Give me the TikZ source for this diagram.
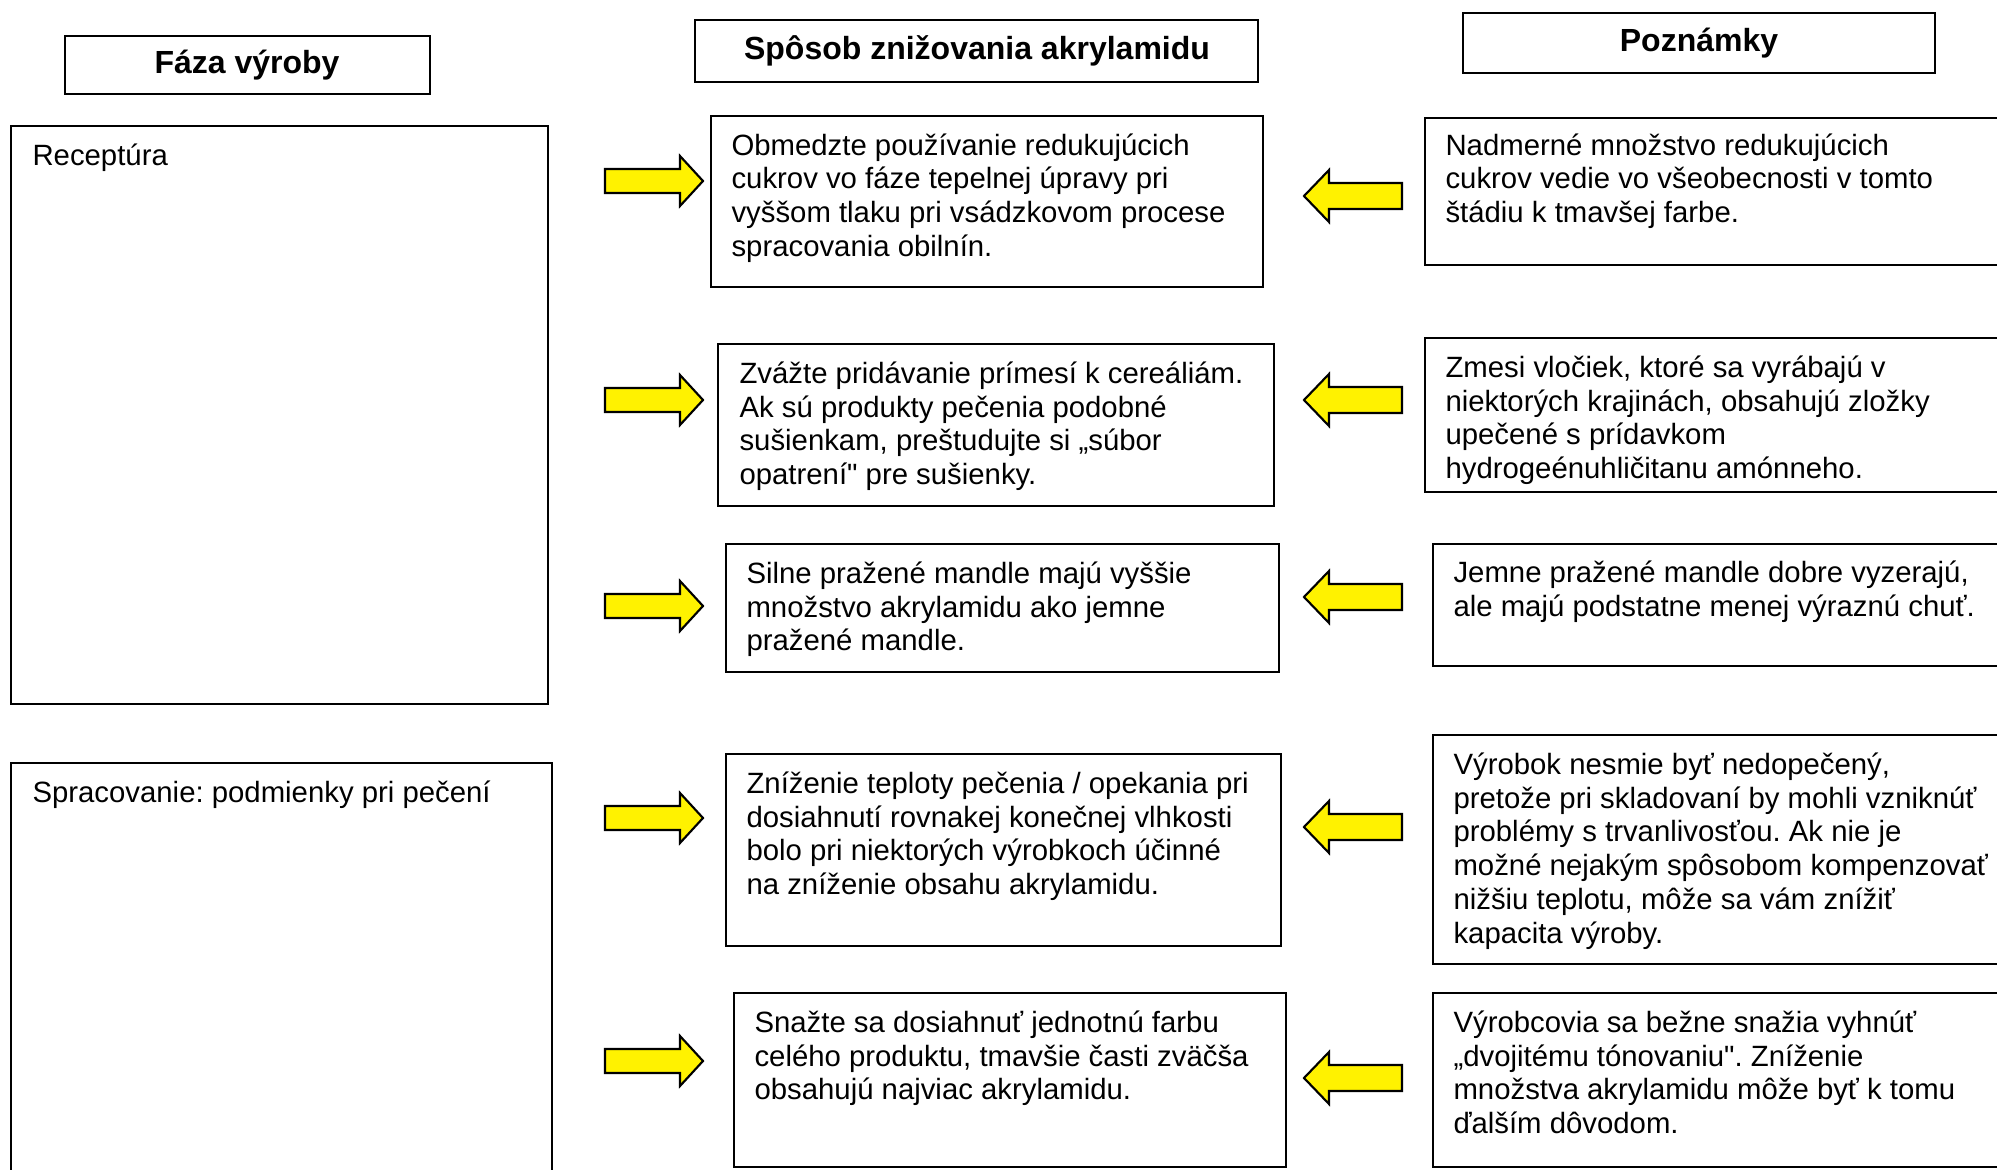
\documentclass[tikz,border=0pt]{standalone}
\usepackage{fontspec}
\setmainfont{Liberation Sans}
\frenchspacing
\tikzset{
  box/.style={draw, line width=0.8pt},
  txt/.style={anchor=north west, inner sep=0pt, align=left, font=\fontsize{11pt}{12.7pt}\selectfont,
    execute at begin node={\rule{0pt}{10pt}}},
  head/.style={inner sep=0pt, font=\fontsize{12pt}{14pt}\selectfont\bfseries},
  pil/.style={draw, line width=0.8pt, fill=yellow, line join=miter}
}
\begin{document}
\begin{tikzpicture}[x=0.375pt,y=-0.375pt]
  \useasboundingbox (0,0) rectangle (1997,1170);
  \clip (0,0) rectangle (1997,1170);
  % hlavicky
  \draw[box] (65,36) rectangle (430,94);
  \node[head] (faza) at (247,65) {Fáza výroby};
  \draw[box] (695,20) rectangle (1258,82);
  \node[head] (sposob) at (977,51) {Spôsob znižovania akrylamidu};
  \draw[box] (1463,13) rectangle (1935,73);
  \node[head] (pozn) at (1699,43) {Poznámky};
  % faza vyroby
  \draw[box] (11,126) rectangle (548,704);
  \node[txt] (rec) at (32,138) {Receptúra};
  \draw[box] (11,763) rectangle (552,1190);
  \node[txt] (spr) at (32,775) {Spracovanie: podmienky pri pečení};
  % sposob znizovania
  \draw[box] (711,116) rectangle (1263,287);
  \node[txt] (m1) at (731,133) {Obmedzte používanie redukujúcich\\cukrov vo fáze tepelnej úpravy pri\\vyššom tlaku pri vsádzkovom procese\\spracovania obilnín.};
  \draw[box] (718,344) rectangle (1274,506);
  \node[txt] (m2) at (739,361) {Zvážte pridávanie prímesí k cereáliám.\\Ak sú produkty pečenia podobné\\sušienkam, preštudujte si „súbor\\opatrení\textquotedbl{} pre sušienky.};
  \draw[box] (726,544) rectangle (1279,672);
  \node[txt] (m3) at (746,561) {Silne pražené mandle majú vyššie\\množstvo akrylamidu ako jemne\\pražené mandle.};
  \draw[box] (726,754) rectangle (1281,946);
  \node[txt] (m4) at (746,771) {Zníženie teploty pečenia / opekania pri\\dosiahnutí rovnakej konečnej vlhkosti\\bolo pri niektorých výrobkoch účinné\\na zníženie obsahu akrylamidu.};
  \draw[box] (734,993) rectangle (1286,1167);
  \node[txt] (m5) at (754,1010) {Snažte sa dosiahnuť jednotnú farbu\\celého produktu, tmavšie časti zväčša\\obsahujú najviac akrylamidu.};
  % poznamky
  \draw[box] (1425,118) rectangle (2010,265);
  \node[txt] (r1) at (1445,133) {Nadmerné množstvo redukujúcich\\cukrov vedie vo všeobecnosti v tomto\\štádiu k tmavšej farbe.};
  \draw[box] (1425,338) rectangle (2010,492);
  \node[txt] (r2) at (1445,355) {Zmesi vločiek, ktoré sa vyrábajú v\\niektorých krajinách, obsahujú zložky\\upečené s prídavkom\\hydrogeénuhličitanu amónneho.};
  \draw[box] (1433,544) rectangle (2010,666);
  \node[txt] (r3) at (1453,560) {Jemne pražené mandle dobre vyzerajú,\\ale majú podstatne menej výraznú chuť.};
  \draw[box] (1433,735) rectangle (2010,964);
  \node[txt] (r4) at (1453,752) {Výrobok nesmie byť nedopečený,\\pretože pri skladovaní by mohli vzniknúť\\problémy s trvanlivosťou. Ak nie je\\možné nejakým spôsobom kompenzovať\\nižšiu teplotu, môže sa vám znížiť\\kapacita výroby.};
  \draw[box] (1433,993) rectangle (2010,1167);
  \node[txt] (r5) at (1453,1010) {Výrobcovia sa bežne snažia vyhnúť\\„dvojitému tónovaniu\textquotedbl. Zníženie\\množstva akrylamidu môže byť k tomu\\ďalším dôvodom.};
  % sipky
  \foreach \y in {181,400,606,818,1061}
    \draw[pil] (605,\y-12) -- (680,\y-12) -- (680,\y-25) -- (703,\y) -- (680,\y+25) -- (680,\y+12) -- (605,\y+12) -- cycle;
  \foreach \y in {196,400,597,827,1078}
    \draw[pil] (1402,\y-13) -- (1329,\y-13) -- (1329,\y-26) -- (1304,\y) -- (1329,\y+26) -- (1329,\y+13) -- (1402,\y+13) -- cycle;
\end{tikzpicture}
\end{document}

• YOUR INSTRUCTIONS
Copy each line in full and exactly, omitting any picture.

• RESPONSE FOR THIS EXERCISE
Give me the TikZ source for this diagram.
\documentclass[tikz,border=0pt]{standalone}
\usepackage{fontspec}
\setmainfont{Liberation Sans}
\frenchspacing
\tikzset{
  box/.style={draw, line width=0.8pt},
  txt/.style={anchor=north west, inner sep=0pt, align=left, font=\fontsize{11pt}{12.7pt}\selectfont,
    execute at begin node={\rule{0pt}{10pt}}},
  head/.style={inner sep=0pt, font=\fontsize{12pt}{14pt}\selectfont\bfseries},
  pil/.style={draw, line width=0.8pt, fill=yellow, line join=miter}
}
\begin{document}
\begin{tikzpicture}[x=0.375pt,y=-0.375pt]
  \useasboundingbox (0,0) rectangle (1997,1170);
  \clip (0,0) rectangle (1997,1170);
  % hlavicky
  \draw[box] (65,36) rectangle (430,94);
  \node[head] (faza) at (247,65) {Fáza výroby};
  \draw[box] (695,20) rectangle (1258,82);
  \node[head] (sposob) at (977,51) {Spôsob znižovania akrylamidu};
  \draw[box] (1463,13) rectangle (1935,73);
  \node[head] (pozn) at (1699,43) {Poznámky};
  % faza vyroby
  \draw[box] (11,126) rectangle (548,704);
  \node[txt] (rec) at (32,138) {Receptúra};
  \draw[box] (11,763) rectangle (552,1190);
  \node[txt] (spr) at (32,775) {Spracovanie: podmienky pri pečení};
  % sposob znizovania
  \draw[box] (711,116) rectangle (1263,287);
  \node[txt] (m1) at (731,133) {Obmedzte používanie redukujúcich\\cukrov vo fáze tepelnej úpravy pri\\vyššom tlaku pri vsádzkovom procese\\spracovania obilnín.};
  \draw[box] (718,344) rectangle (1274,506);
  \node[txt] (m2) at (739,361) {Zvážte pridávanie prímesí k cereáliám.\\Ak sú produkty pečenia podobné\\sušienkam, preštudujte si „súbor\\opatrení\textquotedbl{} pre sušienky.};
  \draw[box] (726,544) rectangle (1279,672);
  \node[txt] (m3) at (746,561) {Silne pražené mandle majú vyššie\\množstvo akrylamidu ako jemne\\pražené mandle.};
  \draw[box] (726,754) rectangle (1281,946);
  \node[txt] (m4) at (746,771) {Zníženie teploty pečenia / opekania pri\\dosiahnutí rovnakej konečnej vlhkosti\\bolo pri niektorých výrobkoch účinné\\na zníženie obsahu akrylamidu.};
  \draw[box] (734,993) rectangle (1286,1167);
  \node[txt] (m5) at (754,1010) {Snažte sa dosiahnuť jednotnú farbu\\celého produktu, tmavšie časti zväčša\\obsahujú najviac akrylamidu.};
  % poznamky
  \draw[box] (1425,118) rectangle (2010,265);
  \node[txt] (r1) at (1445,133) {Nadmerné množstvo redukujúcich\\cukrov vedie vo všeobecnosti v tomto\\štádiu k tmavšej farbe.};
  \draw[box] (1425,338) rectangle (2010,492);
  \node[txt] (r2) at (1445,355) {Zmesi vločiek, ktoré sa vyrábajú v\\niektorých krajinách, obsahujú zložky\\upečené s prídavkom\\hydrogeénuhličitanu amónneho.};
  \draw[box] (1433,544) rectangle (2010,666);
  \node[txt] (r3) at (1453,560) {Jemne pražené mandle dobre vyzerajú,\\ale majú podstatne menej výraznú chuť.};
  \draw[box] (1433,735) rectangle (2010,964);
  \node[txt] (r4) at (1453,752) {Výrobok nesmie byť nedopečený,\\pretože pri skladovaní by mohli vzniknúť\\problémy s trvanlivosťou. Ak nie je\\možné nejakým spôsobom kompenzovať\\nižšiu teplotu, môže sa vám znížiť\\kapacita výroby.};
  \draw[box] (1433,993) rectangle (2010,1167);
  \node[txt] (r5) at (1453,1010) {Výrobcovia sa bežne snažia vyhnúť\\„dvojitému tónovaniu\textquotedbl. Zníženie\\množstva akrylamidu môže byť k tomu\\ďalším dôvodom.};
  % sipky
  \foreach \y in {181,400,606,818,1061}
    \draw[pil] (605,\y-12) -- (680,\y-12) -- (680,\y-25) -- (703,\y) -- (680,\y+25) -- (680,\y+12) -- (605,\y+12) -- cycle;
  \foreach \y in {196,400,597,827,1078}
    \draw[pil] (1402,\y-13) -- (1329,\y-13) -- (1329,\y-26) -- (1304,\y) -- (1329,\y+26) -- (1329,\y+13) -- (1402,\y+13) -- cycle;
\end{tikzpicture}
\end{document}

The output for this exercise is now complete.